Recuerdo perfectamente la primera vez que esta persona entró a mi consulta. Su postura era firme, su mirada intensa, y su tono al hablar transmitía seguridad… aunque, bajo esa seguridad, había algo que delataba cansancio. Apenas nos sentamos, me dijo sin rodeos:
«Yo soy así, tengo carácter fuerte, y siempre he reaccionado así. No voy a cambiar. El que me quiere, me acepta así.»
No lo decía como una defensa, sino como si hubiera asumido una sentencia de por vida. Para él, sus reacciones impulsivas, los estallidos de enojo y los conflictos que a menudo dejaban heridas en sus relaciones eran simplemente parte de su identidad. Y, en el fondo, también había una idea muy arraigada: que cambiar significaría perderse a sí mismo.
En las primeras sesiones, nuestro trabajo fue quitar capas, como quien pela una cebolla con paciencia. Descubrimos que detrás de esas explosiones no había maldad ni un deseo de lastimar… había miedo. Miedo a ser ignorado, miedo a no ser tomado en cuenta, miedo a que sus necesidades quedaran otra vez en segundo plano. Y junto a ese miedo, frustraciones acumuladas por años, silencios que nunca fueron escuchados y experiencias pasadas que habían dejado cicatrices invisibles.
Poco a poco, empezamos a explorar nuevas formas de mirar el enojo. En vez de verlo como un enemigo, comenzamos a tratarlo como un mensajero. Un mensajero incómodo, sí, pero que traía información valiosa: algo estaba pasando dentro de él que necesitaba ser atendido.
Le propuse ejercicios prácticos: reconocer las señales físicas antes de llegar al punto de no retorno —la tensión en los hombros, la respiración acelerada, las manos apretadas— y hacer pequeñas pausas para decidir cómo quería responder. No se trataba de “apagar” el enojo, sino de canalizarlo de forma que no destruyera lo que él valoraba.
El cambio no fue de un día para otro.
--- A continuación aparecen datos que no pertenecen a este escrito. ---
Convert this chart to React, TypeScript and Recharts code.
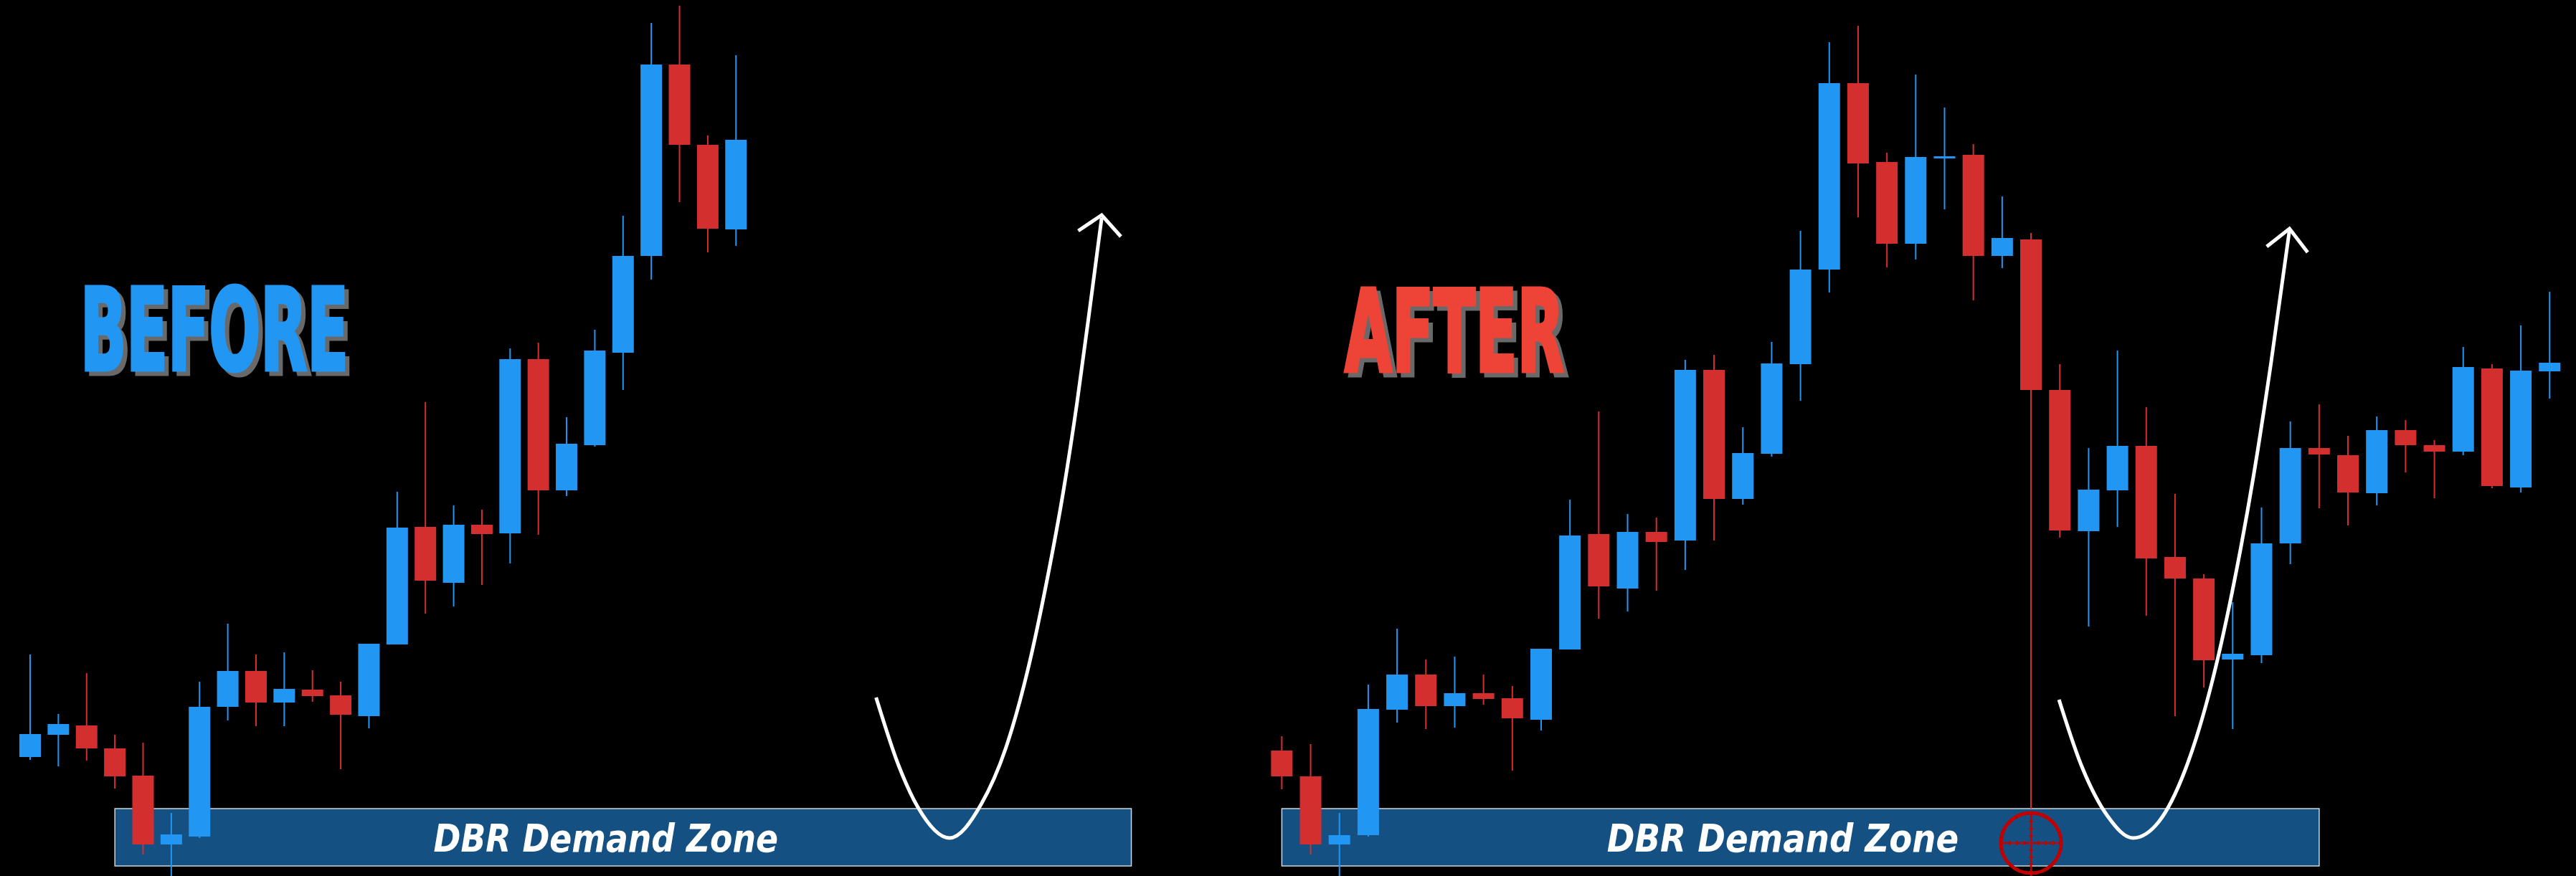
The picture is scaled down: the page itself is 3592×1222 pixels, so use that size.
import React from 'react';
import { ComposedChart, Bar, Line, XAxis, YAxis, ReferenceArea, ReferenceDot } from 'recharts';

// ---------- BEFORE panel (26 candles) ----------
const beforeOpen = [166, 197, 210, 178, 140, 44, 55, 236, 286, 242, 260, 252, 223, 323, 487, 409, 490, 478, 721, 538, 601, 730, 865, 1132, 1020, 902];
const beforeHigh = [309, 226, 283, 197, 186, 88, 271, 352, 309, 312, 287, 271, 324, 536, 661, 517, 511, 736, 744, 640, 762, 921, 1190, 1214, 1033, 1145];
const beforeLow = [162, 153, 161, 122, 30, 0, 53, 217, 209, 209, 243, 149, 206, 323, 366, 376, 406, 436, 476, 530, 599, 678, 832, 940, 870, 879];
const beforeClose = [198, 212, 178, 139, 44, 58, 236, 286, 242, 261, 251, 225, 324, 486, 412, 490, 477, 721, 538, 603, 733, 865, 1132, 1020, 903, 1027];

// ---------- AFTER panel (45 candles) ----------
const afterOpen = [175, 139, 44, 57, 232, 281, 237, 255, 248, 218, 316, 477, 401, 480, 468, 706, 526, 589, 714, 846, 1106, 996, 882, 1002, 1006, 865, 888, 678, 481, 538, 600, 445, 415, 302, 308, 464, 597, 587, 534, 622, 601, 592, 708, 542, 704];
const afterClose = [139, 44, 57, 233, 281, 237, 255, 247, 220, 317, 475, 404, 480, 466, 706, 526, 590, 715, 846, 1106, 994, 882, 1003, 1004, 865, 890, 678, 482, 539, 600, 443, 415, 301, 310, 464, 597, 588, 535, 622, 601, 592, 710, 544, 705, 716];
const afterHigh = [195, 184, 88, 267, 345, 302, 306, 281, 265, 317, 525, 648, 505, 500, 720, 727, 626, 745, 900, 1163, 1186, 1009, 1118, 1072, 1021, 948, 897, 714, 597, 733, 654, 533, 421, 382, 514, 634, 658, 614, 641, 636, 608, 738, 714, 768, 815];
const afterLow = [121, 30, 0, 55, 214, 205, 207, 239, 147, 203, 316, 359, 369, 398, 427, 468, 518, 585, 663, 814, 919, 849, 860, 930, 803, 848, 94, 472, 348, 487, 363, 223, 263, 205, 297, 435, 513, 489, 517, 563, 527, 587, 541, 535, 666];

// ---------- Demand zones (candle index / price) ----------
const beforeZone = { x1: 3, x2: 39, y1: 14, y2: 94 };
const afterZone = { x1: 0, x2: 36, y1: 14, y2: 94 };
const zoneLabel = 'DBR Demand Zone';

// ---------- Projection arrows (candle index / price) ----------
const beforeArrowI = [29.96, 30.76, 31.44, 32.56, 33.68, 34.55, 35.33, 36.01, 36.59, 37.08, 37.56, 37.95];
const beforeArrowV = [249, 154, 96, 53, 100, 178, 287, 412, 536, 661, 801, 918];
const beforeHeadI = [37.12, 37.95, 38.63];
const beforeHeadV = [900, 922, 892];

const afterArrowI = [26.97, 27.75, 28.65, 29.54, 30.44, 31.34, 32.24, 32.98, 33.73, 34.33, 34.97];
const afterArrowV = [246, 154, 84, 53, 76, 147, 264, 396, 560, 716, 901];
const afterHeadI = [34.18, 34.97, 35.6];
const afterHeadV = [878, 903, 870];

// ---------- Titles & marker ----------
const beforeTitle = { text: 'BEFORE', i: 1.725, v: 704 };
const afterTitle = { text: 'AFTER', i: 2.13, v: 702 };
const crosshair = { i: 26, v: 46 };

const BLUE = '#2196F3';
const RED = '#D32F2F';

const buildCandles = (o: number[], h: number[], l: number[], c: number[]) =>
  o.map((open, i) => ({ i, open, high: h[i], low: l[i], close: c[i], range: [l[i], h[i]] }));

const buildPts = (xs: number[], vs: number[]) => xs.map((i, k) => ({ i, v: vs[k] }));

const beforeData = buildCandles(beforeOpen, beforeHigh, beforeLow, beforeClose);
const afterData = buildCandles(afterOpen, afterHigh, afterLow, afterClose);

const Candle = (props: any) => {
  const { x, y, width, height, payload } = props;
  if (!payload) return null;
  const { open, close, high, low } = payload;
  const cx = x + width / 2;
  const ppu = high - low > 0 ? height / (high - low) : 0;
  const top = y + (high - Math.max(open, close)) * ppu;
  const bot = y + (high - Math.min(open, close)) * ppu;
  const col = close >= open ? BLUE : RED;
  const bw = 30;
  return (
    <g>
      <line x1={cx} x2={cx} y1={y} y2={y + height} stroke={col} strokeWidth={2} />
      <rect x={cx - bw / 2} y={top} width={bw} height={Math.max(bot - top, 3)} fill={col} />
    </g>
  );
};

const ZoneShape = (props: any) => {
  const { x, y, width, height } = props;
  return (
    <g>
      <rect x={x} y={y} width={width} height={height} fill="#145182" stroke="#cfd6dc" strokeWidth={1.5} />
      <text
        x={x + width * 0.483}
        y={y + height * 0.75}
        textAnchor="middle"
        fill="#ffffff"
        fontFamily="'DejaVu Sans', Verdana, sans-serif"
        fontWeight="bold"
        fontStyle="italic"
        fontSize={54}
        textLength={width * 0.339}
        lengthAdjust="spacingAndGlyphs"
      >
        {zoneLabel}
      </text>
    </g>
  );
};

const makeTitle = (text: string, color: string, w: number) => (props: any) => {
  const { cx, cy } = props;
  const common = {
    fontFamily: "'DejaVu Sans Condensed', 'Liberation Sans Narrow', 'Arial Narrow', sans-serif",
    fontWeight: 'bold' as const,
    fontSize: 158,
    textLength: w - 4,
    lengthAdjust: 'spacingAndGlyphs' as const,
    strokeWidth: 5,
    strokeLinejoin: 'miter' as const,
  };
  return (
    <g>
      <text x={cx + 8} y={cy + 4} fill="#696969" stroke="#696969" {...common}>{text}</text>
      <text x={cx + 2} y={cy - 2} fill={color} stroke={color} {...common}>{text}</text>
    </g>
  );
};

const BeforeTitle = makeTitle(beforeTitle.text, BLUE, 378);
const AfterTitle = makeTitle(afterTitle.text, '#EE4437', 310);

const Crosshair = (props: any) => {
  const { cx, cy } = props;
  const r = 42;
  const col = '#C00000';
  const ticks = [-40, -30, -20, -10, 10, 20, 30, 40];
  return (
    <g>
      <circle cx={cx} cy={cy} r={r} fill="none" stroke={col} strokeWidth={5} />
      <line x1={cx - r} x2={cx + r} y1={cy} y2={cy} stroke={col} strokeWidth={2.5} />
      <line x1={cx} x2={cx} y1={cy - r} y2={cy + r + 4} stroke={col} strokeWidth={2.5} />
      {ticks.map((t) => (
        <g key={t}>
          <line x1={cx + t} x2={cx + t} y1={cy - 3} y2={cy + 3} stroke={col} strokeWidth={2} />
          <line x1={cx - 3} x2={cx + 3} y1={cy + t} y2={cy + t} stroke={col} strokeWidth={2} />
        </g>
      ))}
    </g>
  );
};

type PanelProps = {
  data: any[];
  width: number;
  left: number;
  domain: [number, number];
  zone: { x1: number; x2: number; y1: number; y2: number };
  arrow: { i: number; v: number }[];
  head: { i: number; v: number }[];
  title: { i: number; v: number };
  TitleShape: any;
  withCrosshair?: boolean;
};

const Panel = ({ data, width, left, domain, zone, arrow, head, title, TitleShape, withCrosshair }: PanelProps) => (
  <div style={{ position: 'absolute', left, top: 0, width, height: 1222 }}>
    <ComposedChart width={width} height={1222} data={data} margin={{ top: 0, right: 0, bottom: 0, left: 0 }}>
      <XAxis dataKey="i" type="number" domain={domain} allowDataOverflow hide />
      <YAxis type="number" domain={[0, 1222]} allowDataOverflow hide />
      <ReferenceArea x1={zone.x1} x2={zone.x2} y1={zone.y1} y2={zone.y2} shape={ZoneShape} ifOverflow="visible" />
      <Bar dataKey="range" barSize={30} shape={Candle} isAnimationActive={false} />
      <Line data={arrow} dataKey="v" type="monotone" stroke="#ffffff" strokeWidth={5} dot={false} activeDot={false} isAnimationActive={false} />
      <Line data={head} dataKey="v" type="linear" stroke="#ffffff" strokeWidth={5} dot={false} activeDot={false} isAnimationActive={false} />
      <ReferenceDot x={title.i} y={title.v} shape={TitleShape} ifOverflow="visible" />
      {withCrosshair && <ReferenceDot x={crosshair.i} y={crosshair.v} shape={Crosshair} ifOverflow="visible" />}
    </ComposedChart>
  </div>
);

export default function App() {
  return (
    <div style={{ position: 'fixed', left: 0, top: 0, width: 3592, height: 1222, background: '#000', overflow: 'hidden' }}>
      <Panel
        data={beforeData}
        width={1796}
        left={0}
        domain={[-1.069, 44.549]}
        zone={beforeZone}
        arrow={buildPts(beforeArrowI, beforeArrowV)}
        head={buildPts(beforeHeadI, beforeHeadV)}
        title={beforeTitle}
        TitleShape={BeforeTitle}
      />
      <Panel
        data={afterData}
        width={1852}
        left={1740}
        domain={[-1.1797, 44.913]}
        zone={afterZone}
        arrow={buildPts(afterArrowI, afterArrowV)}
        head={buildPts(afterHeadI, afterHeadV)}
        title={afterTitle}
        TitleShape={AfterTitle}
        withCrosshair
      />
    </div>
  );
}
Hubo sesiones donde salía frustrado, convencido de que nada funcionaría. Pero con constancia, empezó a experimentar algo nuevo: podía expresar su molestia sin levantar la voz, podía decir “esto no me gusta” sin sentir que se estaba traicionando, podía establecer límites sin herir.
Meses después, me dijo una frase que me marcó: “Siento que sigo siendo yo… pero un yo que ya no tiene que pelear todo el tiempo.”
Hoy, sus relaciones son más cercanas, y él mismo se siente más tranquilo. No perdió su carácter ni su fuerza; simplemente dejó que el enojo dejara de controlarlo, y empezó a usarlo como una herramienta para entenderse mejor.
Si te reconoces en esta historia, quizá sea el momento de preguntarte: ¿qué me está intentando decir mi enojo? No tienes que responderlo solo. A veces, pedir ayuda no es un signo de debilidad… es el primer paso para recuperar tu libertad emocional.